M. Levaillant s’apprête à adresser une correspondance à son homologue du Sénat,Kély Bastien, pour l’informer de la décision de l’assemblée et transférer la loi telle que votée au Grand Corps qui devra à son tour se prononcer sur le document.
Présent jusqu’au vote final, le ministre chargé des relations avec le Parlement, Joseph Jasmin, a qualifié la séance de "démocratique" et la décision des Députés de "début d’espoir" pour les nombreuses victimes du séisme dont la rue est devenue le lieu de résidence.
Cependant, au Sénat où tout va se jouer, le rapport de force politique est loin d’être favorable pour l’instant à l’Exécutif qui a besoin impérativement de 16 voix pour faire passer cette nouvelle loi sur l’état d’urgence.
L’un des chefs de file de l’opposition, le Sénateur Youri Latortue (AAA/Artibonite, nord), a annoncé les couleurs peu après le verdict des Députés. Il affirme que son bloc qui compte 13 membres cherchera coûte que coûte à déclarer "irrecevable" la tentative du pouvoir de faire avaliser une loi conçue en violation flagrante de la constitution et visant à mettre le Parlement sur la touche.
Exprimant le souhait de rencontrer le chef de l’Etat autour son initiative, M. Latortue estime qu’il aurait pu nommer les membres de la Commission intérimaire par arrêté présidentiel sans solliciter l’approbation des deux Chambres législatives.
En attendant la séance cruciale qui devrait se tenir mardi prochain, le camp gouvernemental semble ne pouvoir officiellement compter que sur le soutien de 13 Sénateurs.
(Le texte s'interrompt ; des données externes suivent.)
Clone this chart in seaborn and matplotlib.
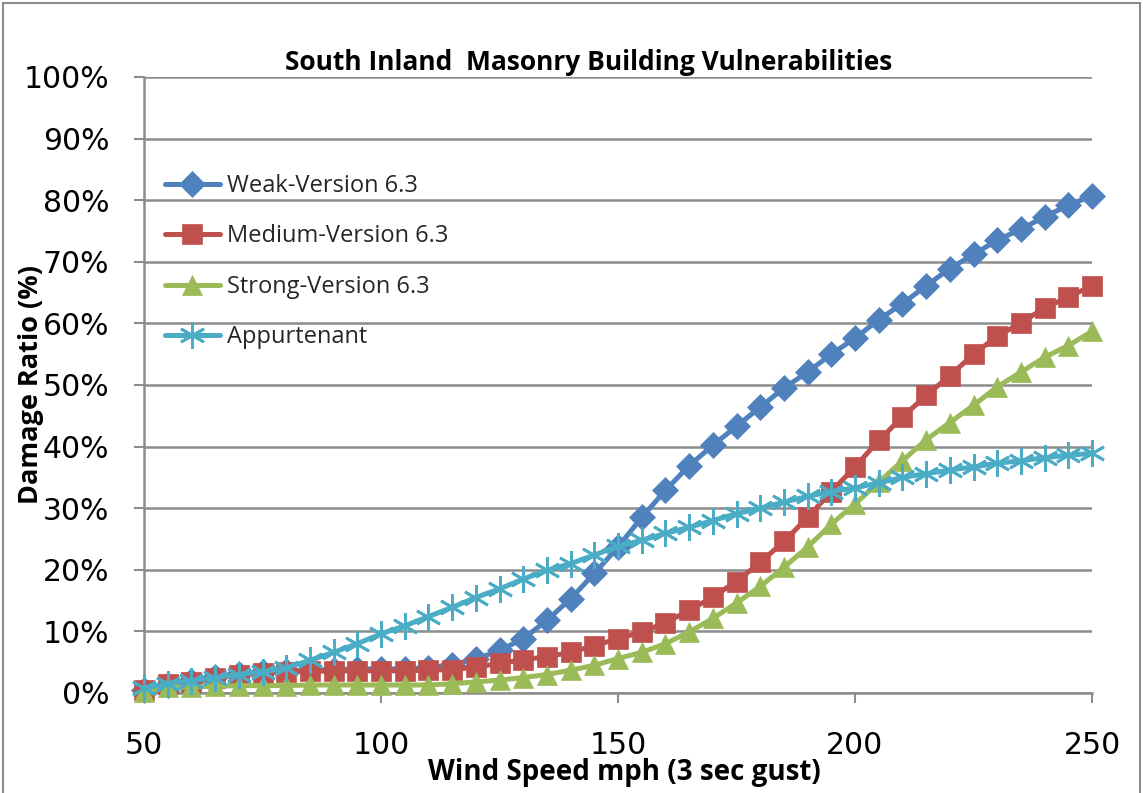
import matplotlib
matplotlib.use("Agg")
import matplotlib.pyplot as plt
import seaborn as sns
import pandas as pd
import numpy as np
from matplotlib.patches import Rectangle
from matplotlib.ticker import PercentFormatter

wind_speed = list(range(50, 255, 5))

weak = [0.5, 1.3, 1.9, 2.6, 3.1, 3.4, 3.6, 3.7, 3.8, 3.9, 3.9, 3.9, 4.1, 4.6, 5.5,
        6.9, 8.8, 11.8, 15.3, 19.4, 23.7, 28.5, 32.9, 36.9, 40.2, 43.3, 46.4, 49.5,
        52.1, 55.0, 57.6, 60.6, 63.2, 66.1, 68.9, 71.2, 73.5, 75.3, 77.3, 79.2, 80.7]
medium = [0.5, 1.4, 1.8, 2.4, 2.9, 3.2, 3.4, 3.5, 3.6, 3.6, 3.6, 3.6, 3.7, 3.8, 4.2,
          4.8, 5.4, 5.9, 6.6, 7.7, 8.8, 9.9, 11.4, 13.4, 15.6, 18.1, 21.2, 24.6,
          28.5, 32.7, 36.7, 41.0, 44.8, 48.3, 51.5, 55.0, 57.9, 60.1, 62.5, 64.3, 66.1]
strong = [0.2, 0.9, 1.0, 1.1, 1.2, 1.2, 1.2, 1.3, 1.3, 1.3, 1.3, 1.3, 1.3, 1.5, 1.8,
          2.1, 2.5, 3.0, 3.7, 4.5, 5.6, 6.6, 8.0, 9.9, 12.1, 14.6, 17.3, 20.4,
          23.7, 27.4, 30.7, 34.2, 37.7, 41.1, 43.9, 46.7, 49.7, 52.1, 54.5, 56.4, 58.7]
appurtenant = [0.8, 1.5, 2.0, 2.5, 3.0, 3.4, 4.1, 5.3, 6.6, 8.0, 9.6, 10.9, 12.4, 13.9, 15.5,
               16.9, 18.5, 19.9, 21.0, 22.4, 23.8, 24.8, 25.9, 26.9, 28.0, 29.1, 30.0, 31.0,
               31.9, 32.7, 33.3, 34.1, 35.0, 35.6, 36.2, 36.7, 37.3, 37.7, 38.2, 38.6, 38.9]

series_names = ["Weak-Version 6.3", "Medium-Version 6.3", "Strong-Version 6.3", "Appurtenant"]
series_values = [weak, medium, strong, appurtenant]
colors = ["#4F81BD", "#C0504D", "#9BBB59", "#4BACC6"]
markers = ["D", "s", "^", (6, 2, 0)]
marker_sizes = [13, 14, 15, 19]

frames = []
for name, vals in zip(series_names, series_values):
    frames.append(pd.DataFrame({"Wind Speed": wind_speed,
                                "Damage": np.array(vals) / 100.0,
                                "Series": name}))
df = pd.concat(frames, ignore_index=True)

sns.set_theme(style="white")
plt.rcParams["font.family"] = ["DejaVu Sans"]

fig = plt.figure(figsize=(11.43, 7.93), dpi=100)
ax = fig.add_axes([144 / 1143, 1 - 693 / 793, 948 / 1143, 616 / 793])

for name, vals, c, m, ms in zip(series_names, series_values, colors, markers, marker_sizes):
    sub = df[df["Series"] == name]
    sns.lineplot(data=sub, x="Wind Speed", y="Damage", ax=ax, color=c,
                 marker=m, markersize=ms, linewidth=3.6, label=name,
                 markeredgecolor=c, markeredgewidth=2.0 if m == (6, 2, 0) else 0.5,
                 clip_on=False, zorder=3)

ax.set_xlim(50, 250)
ax.set_ylim(0, 1.0)
ax.set_yticks(np.arange(0, 1.01, 0.1))
ax.yaxis.set_major_formatter(PercentFormatter(1.0, decimals=0))
ax.set_xticks([50, 100, 150, 200, 250])
ax.grid(axis="y", color="#8c8c8c", linewidth=1.8)
ax.grid(axis="x", visible=False)
for s in ["top", "right"]:
    ax.spines[s].set_visible(False)
for s in ["left", "bottom"]:
    ax.spines[s].set_color("#8c8c8c")
    ax.spines[s].set_linewidth(1.8)
ax.tick_params(axis="y", which="major", direction="out", length=7, width=1.5,
               color="#8c8c8c", pad=18, labelsize=21.5, left=True)
ax.tick_params(axis="x", which="major", direction="out", length=7, width=1.5,
               color="#8c8c8c", pad=20, labelsize=21.5, bottom=True)
for lab in ax.get_xticklabels() + ax.get_yticklabels():
    lab.set_color("black")

label_font = ["Liberation Sans Narrow", "Open Sans", "DejaVu Sans"]
ax.set_xlabel("Wind Speed mph (3 sec gust)", fontsize=20, fontweight="bold",
              family=label_font, color="black")
ax.xaxis.set_label_coords(0.507, -0.105)
ax.set_ylabel("Damage Ratio (%)", fontsize=19.5, fontweight="bold",
              family=label_font, color="black")
ax.yaxis.set_label_coords(-0.105, 0.5)
ax.text(0.469, 1.024, "South Inland  Masonry Building Vulnerabilities",
        transform=ax.transAxes, ha="center", va="center", fontsize=19,
        fontweight="bold", family=label_font, color="black")

leg = ax.legend(loc="upper left", bbox_to_anchor=(0.0, 0.877), frameon=False,
                handlelength=2.3, handletextpad=0.3, labelspacing=1.12,
                prop={"family": ["Open Sans", "DejaVu Sans"], "size": 17})

fig.patches.append(Rectangle((3 / 1143, -0.01), 1137 / 1143, 1 - 3 / 793 + 0.01,
                             transform=fig.transFigure, fill=False,
                             edgecolor="#8c8c8c", linewidth=1.5))

fig.savefig("out.png", dpi=100)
Mais, d’ici là, toutes les tractations demeurent possibles et des revirements spectaculaires aussi.
Conisdérée comme une "mise sous tutelle déguisée" d’Haïti, la création de la CIRH, intimement liée à l’état d’urgence nouvelle version, est rejetée dans une large partie de la classe politique et de la société civile.
Une quarantaire de partis et organisations ont, dans une déclaration commune, lancé une levée de boucliers contre la "politique immorale et illégale" de René Préval, lui-même déterminé à poursuivre sa route à dix mois de l’expiration de son mandat, le 7 février 2011.